As it turns out, the compensator was leaking at the pump. Over time, system pressure would decrease, reducing the machine's ability to create hydraulic force. So, maintenance personnel would adjust the compensator to bring system pressure back up to the normal operating range. Eventually, the leak at the compensator was bad enough that it was removed and inspected. Finding that O-rings had failed, maintenance personnel replaced them and reinstalled the compensator.
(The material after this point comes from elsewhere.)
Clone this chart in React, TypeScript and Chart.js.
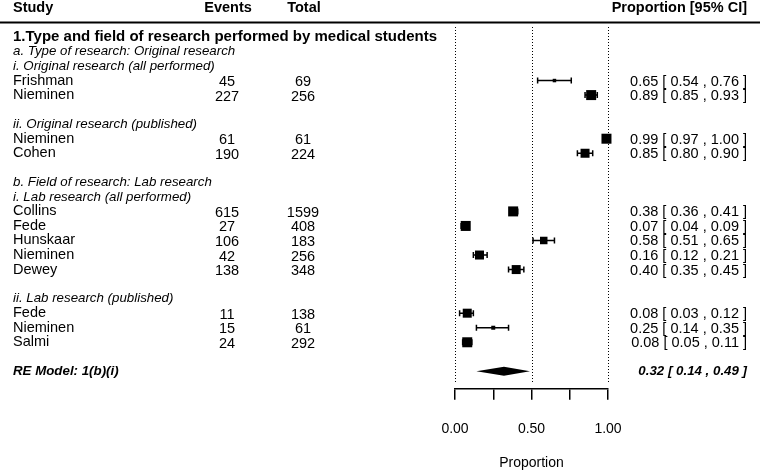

"After repair of a pump or compensator, prior to restarting the machine, the system should be adjusted so pressure will be at or near its lowest setting," said Gary Moore, operations manager at Air & Hydraulic Equipment. "This is done by turning the adjustment screw on the compensator counterclockwise until it is adjusted nearly fully out. Do not remove it. The pump can then be started and set to build system pressure. The compensator's adjustment screw should then be turned clockwise until the system is at the desired operating pressure."

After the leaks at the compensator were repaired, the system had built so much pressure that it was being reduced through the relief valve at 2,500 PSI. Drinnon also adjusted the relief pressure down to the machine's specification of 2,300 PSI.

"To adjust the relief pressure, I turned the relief valve's adjustment screw fully in to its highest pressure," Drinnon said. "Then, using the compensator, I set system pressure slightly higher than the designed relief pressure; because the relief was to be set at 2,300 PSI, I set the compensator at 2,400 PSI.

"Then, using the adjustment screw on the relief valve, I reduced pressure until it was at 2,300 PSI. Last, I set the correct system pressure of 2,000 PSI using the compensator. Now if the compensator fails, the relief valve will prevent pressure from exceeding 2,300 PSI."

Finally, the wires with the melted insulation were clipped back and new connectors were installed. Now the machine is back in service.